Competitive Analysis

Before we began prototyping our matchmaking tool, we conducted a competitive analysis of pet-finding tools to determine how we might differentiate our product and provide new value to users. We found that popular tools like Petfinder.com primarily filter dogs by demographic characteristics like breed, age, and size; dog personality and adopter lifestyle are not part of the equation. We identified this as an opportunity for innovation in our design.

Prototyping

We decided to move forward with this scenario in our solution building phase: to remove elements like breed and age from online dog-matching, instead focusing on dog personality.

How might we use visual design to communicate not only the inclusive nature of the dog matching service, but also the playful, fun elements that people enjoy in online dating services? We also tried to bring the dogs’ personality to the forefront. We emulated dating apps like OkCupid and Tinder with our personality quiz style questions, and we used a bright and professional color palette to evoke the joys of pet ownership.


Final Concept

In order to make Kibbler an implementable digital solution to our client’s problem, we would have to add very little work to the shelter employees’ day-to-day responsibilities. The input screen attempts to do this by complementing current dog intake; the staff member adding a dog profile to the system would be able to quickly generate a biography for a new dog by selecting one of six personality types and ticking a series of checkboxes. We also created space for staff to manipulate the auto-calculated priority of a given dog based on its subcategories (old, pit bull, etc). This increases visibility of under-adopted dogs in the matches, something very important to the adoption counselors.
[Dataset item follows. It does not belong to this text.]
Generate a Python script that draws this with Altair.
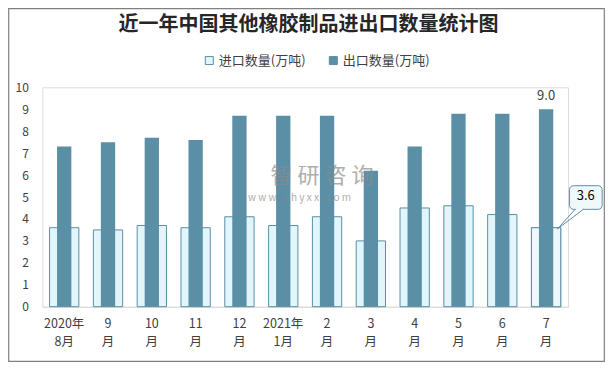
import altair as alt
import pandas as pd

# ---- data ----
months = ["2020年|8月", "9|月", "10|月", "11|月", "12|月", "2021年|1月",
          "2|月", "3|月", "4|月", "5|月", "6|月", "7|月"]
imports = [3.6, 3.5, 3.7, 3.6, 4.1, 3.7, 4.1, 3.0, 4.5, 4.6, 4.2, 3.6]
exports = [7.3, 7.5, 7.7, 7.6, 8.7, 8.7, 8.7, 6.2, 7.3, 8.8, 8.8, 9.0]
series = ["进口数量(万吨)", "出口数量(万吨)"]
title_text = "近一年中国其他橡胶制品进出口数量统计图"
y_ticks = list(range(0, 11))

rows = []
for i, m in enumerate(months):
    rows.append({"month": m, "series": series[0], "value": imports[i], "idx": i})
    rows.append({"month": m, "series": series[1], "value": exports[i], "idx": i})
df = pd.DataFrame(rows)
last = len(months) - 1

FONT = "Noto Sans CJK SC"
STEEL = "#5B8FA6"
LIGHT = "#E1F5FB"
TXT = "#404040"

W, H = 525.7, 219.4
PADL, PADT = 34.3, 79.3
TOTW, TOTH = 597, 354

xenc = alt.X("month:N", sort=months, scale=alt.Scale(paddingInner=0, paddingOuter=0),
             axis=alt.Axis(title=None, labelAngle=0, ticks=False, domainColor="#D9D9D9",
                           labelPadding=11, labelFontSize=12.5, labelFont=FONT,
                           labelColor=TXT, labelLineHeight=18,
                           labelExpr="split(datum.label, '|')"))
yenc = alt.Y("value:Q", scale=alt.Scale(domain=[0, 10], nice=False),
             axis=alt.Axis(title=None, values=y_ticks, grid=False, domain=False, ticks=False,
                           labelPadding=14, labelFontSize=12, labelFont=FONT, labelColor=TXT))

base = alt.Chart(df)

fill_enc = alt.Fill("series:N", scale=alt.Scale(domain=series, range=[LIGHT, STEEL]),
                    sort=series,
                    legend=alt.Legend(orient="none", legendX=160.5, legendY=-33.5,
                                      direction="horizontal", title=None, symbolType="square",
                                      symbolSize=64, labelFontSize=13, labelFont=FONT,
                                      labelColor=TXT, labelOffset=3, columnPadding=21,
                                      symbolStrokeColor=STEEL, symbolStrokeWidth=1))

imp = base.transform_filter(alt.datum.series == series[0]).mark_bar(
    size=29.3, stroke=STEEL, strokeWidth=1).encode(x=xenc, y=yenc, fill=fill_enc)

imp_last = base.transform_filter(
    (alt.datum.series == series[0]) & (alt.datum.idx == last)).mark_bar(
    size=29.3, stroke=STEEL, strokeWidth=1, fill="#EDF8FA").encode(x=xenc, y=yenc)

exp = base.transform_filter(alt.datum.series == series[1]).mark_bar(
    size=14.3, strokeWidth=0).encode(x=xenc, y=yenc, fill=fill_enc)

exp_label = base.transform_filter(
    (alt.datum.series == series[1]) & (alt.datum.idx == last)).mark_text(
    dy=-13.5, baseline="middle", fontSize=13, font=FONT, color=TXT).encode(
    x=xenc, y=yenc, text=alt.Text("value:Q", format=".1f"))

lastimp = base.transform_filter((alt.datum.series == series[0]) & (alt.datum.idx == last))

box = lastimp.mark_rect(width=32.7, xOffset=39.7, yOffset=-42, y2Offset=-18.4,
                        cornerRadius=4, fill="#F0F9FA", stroke=STEEL, strokeWidth=1).encode(
    x=xenc, y=yenc, y2=alt.Y2("value:Q"))
ptr1 = lastimp.mark_rule(color=STEEL, strokeWidth=1, xOffset=29, x2Offset=11.3,
                         yOffset=-18.4, y2Offset=1.3).encode(
    x=xenc, x2=alt.X2("month:N"), y=yenc, y2=alt.Y2("value:Q"))
ptr2 = lastimp.mark_rule(color=STEEL, strokeWidth=1, xOffset=37.3, x2Offset=11.3,
                         yOffset=-18.4, y2Offset=1.3).encode(
    x=xenc, x2=alt.X2("month:N"), y=yenc, y2=alt.Y2("value:Q"))
cover = lastimp.mark_rect(width=7, xOffset=33.2, yOffset=-19.6, y2Offset=-17.6,
                          fill="#F0F9FA", strokeWidth=0).encode(
    x=xenc, y=yenc, y2=alt.Y2("value:Q"))
box_text = lastimp.mark_text(dx=39.7, dy=-31.7, baseline="middle", fontSize=13,
                             font=FONT, color="#000000").encode(
    x=xenc, y=yenc, text=alt.Text("value:Q", format=".1f"))

one = pd.DataFrame({"t": [title_text]})
title = alt.Chart(one).mark_text(fontSize=20, fontWeight="bold", font=FONT,
                                 color="#262626", baseline="middle").encode(
    x=alt.value(266.3), y=alt.value(-62.3), text="t:N")

wm = pd.DataFrame({"a": ["智 研 咨 询"], "b": ["w w w . c h y x x . c o m"]})
wm1 = alt.Chart(wm).mark_text(fontSize=22, font=FONT, color="#8C8C8C", opacity=0.7,
                              baseline="middle").encode(
    x=alt.value(322 - 42.3), y=alt.value(175.5 - 87.3), text="a:N")
wm2 = alt.Chart(wm).mark_text(fontSize=10, font=FONT, color="#8C8C8C", opacity=0.7,
                              baseline="middle").encode(
    x=alt.value(299.5 - 42.3), y=alt.value(197.5 - 87.3), text="b:N")

frame = alt.Chart(one).mark_rect(fillOpacity=0, stroke="#808080", strokeWidth=1.2).encode(
    x=alt.value(-PADL + 0.7), x2=alt.value(TOTW - PADL - 0.7),
    y=alt.value(-PADT + 0.7), y2=alt.value(TOTH - PADT - 0.7))

chart = alt.layer(frame, imp, imp_last, exp, exp_label, wm1, wm2, box, cover, ptr1, ptr2,
                  box_text, title).properties(
    width=W, height=H,
    autosize=alt.AutoSizeParams(type="none"),
    padding={"left": PADL, "top": PADT, "right": TOTW - PADL - W, "bottom": TOTH - PADT - H},
).resolve_scale(fill="shared").configure_view(stroke=None).configure(background="white")

chart.save("out.html", embed_options={"renderer": "svg", "actions": False})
On the customer side, Kibbler’s mobile site plays out like a personality quiz. We built out a series of fun questions based on popular personality frameworks to elicit key information about potential adopters’ mindsets and lifestyles that would help identify the personality of dog that would be the best fit for any given individual. We built the customer screens for mobile web, anticipating that this mode would be suit the needs of young adopters like our persona Maria, who are often on their phones.
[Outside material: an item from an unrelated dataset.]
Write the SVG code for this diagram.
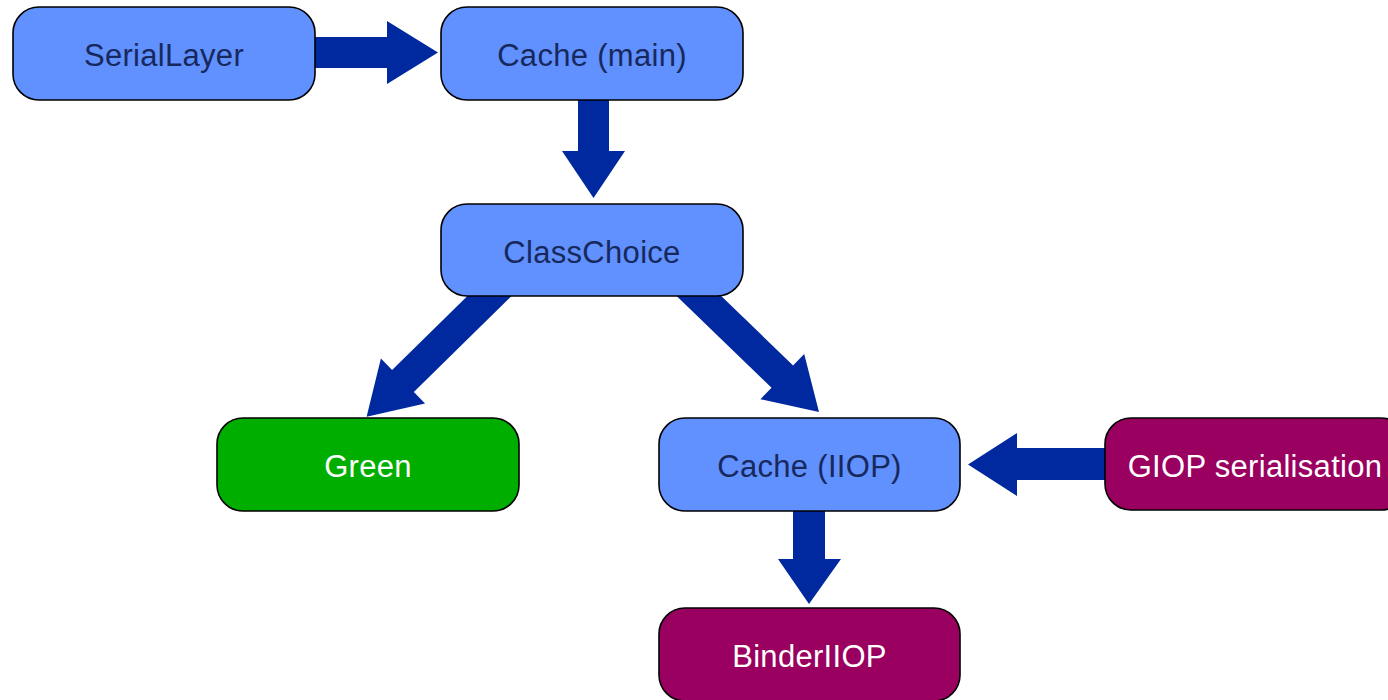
<svg xmlns="http://www.w3.org/2000/svg" width="1388" height="700" viewBox="0 0 1388 700">
<style>
.box{stroke:#000;stroke-width:1.6}
.blue{fill:#6190ff}
.green{fill:#00ae00}
.purple{fill:#990060}
.lbl{font-family:"Liberation Sans",Arial,sans-serif;font-size:31px;text-anchor:middle;letter-spacing:0.3px}
.dark{fill:#17295c}
.light{fill:#fff}
.arr{fill:#0029a0;stroke:none}
</style>
<rect width="1388" height="700" fill="#fff"/>
<g id="connectors">
<polygon class="arr" points="300,37 387,37 387,21 438,52.5 387,84 387,68 300,68"/>
<polygon class="arr" points="578,95 609,95 609,151 625,151 593.5,198 562,151 578,151"/>
<polygon class="arr" transform="translate(366.6,416.8) rotate(135.5)" points="-188,-15.5 -51,-15.5 -51,-31.5 0,0 -51,31.5 -51,15.5 -188,15.5"/>
<polygon class="arr" transform="translate(819,412) rotate(44)" points="-183,-15.5 -51,-15.5 -51,-31.5 0,0 -51,31.5 -51,15.5 -183,15.5"/>
<polygon class="arr" points="1110,448 1017,448 1017,433 968,464.5 1017,496 1017,480 1110,480"/>
<polygon class="arr" points="793,505 825,505 825,559 841,559 809,604 778,559 793,559"/>
</g>
<g id="serial-layer">
<rect class="box blue" x="13" y="7" width="302" height="93" rx="26"/>
<text class="lbl dark" x="164" y="66">SerialLayer</text>
</g>
<g id="cache-main">
<rect class="box blue" x="441" y="7" width="302" height="93" rx="26"/>
<text class="lbl dark" x="592" y="66">Cache (main)</text>
</g>
<g id="class-choice">
<rect class="box blue" x="441" y="204" width="302" height="92" rx="26"/>
<text class="lbl dark" x="592" y="262.5">ClassChoice</text>
</g>
<g id="green">
<rect class="box green" x="217" y="418" width="302" height="93" rx="26"/>
<text class="lbl light" x="368" y="477">Green</text>
</g>
<g id="cache-iiop">
<rect class="box blue" x="659" y="418" width="301" height="93" rx="26"/>
<text class="lbl dark" x="809.5" y="477">Cache (IIOP)</text>
</g>
<g id="giop-serialisation">
<rect class="box purple" x="1105" y="418" width="302" height="92" rx="26"/>
<text class="lbl light" x="1255" y="476.5">GIOP serialisation</text>
</g>
<g id="binder-iiop">
<rect class="box purple" x="659" y="608" width="301" height="93" rx="26"/>
<text class="lbl light" x="809.5" y="667">BinderIIOP</text>
</g>
</svg>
For the dog profile matches, we designed simple screens to ease the processing burden on potential adopters and the input burden on service providers. We aimed for these designs to help customers feel emotional connection and excitement when matched. We also designed in order to de-emphasize dog demographic information and to play up personality.


Reflection

Zeroing in on a very specific piece of the pet adoption journey was critical to our success in building a Kibbler proof of concept. In tackling the problem of finding homes for under-adopted dog populations, we focused on developing a tool that would raise the prominence of temperaments and lifestyles, while obscuring things that prospective adopters have preconceived notions about, like age and breed. This benefits the customer reducing paradox of choice and by addressing the need to be a “hero.” Kibbler also benefits the service provider by increasing the adoption rate of traditionally overlooked animals. If given more time, my team would have delved deeper into pet adopters’ journey through ethnography and contextual inquiry, as well as quantitative validation of attributes that are important to surface to the top. We also would have conducted audits of existing information systems in shelters and foster systems in order to support the adoption of more long-term shelter residents.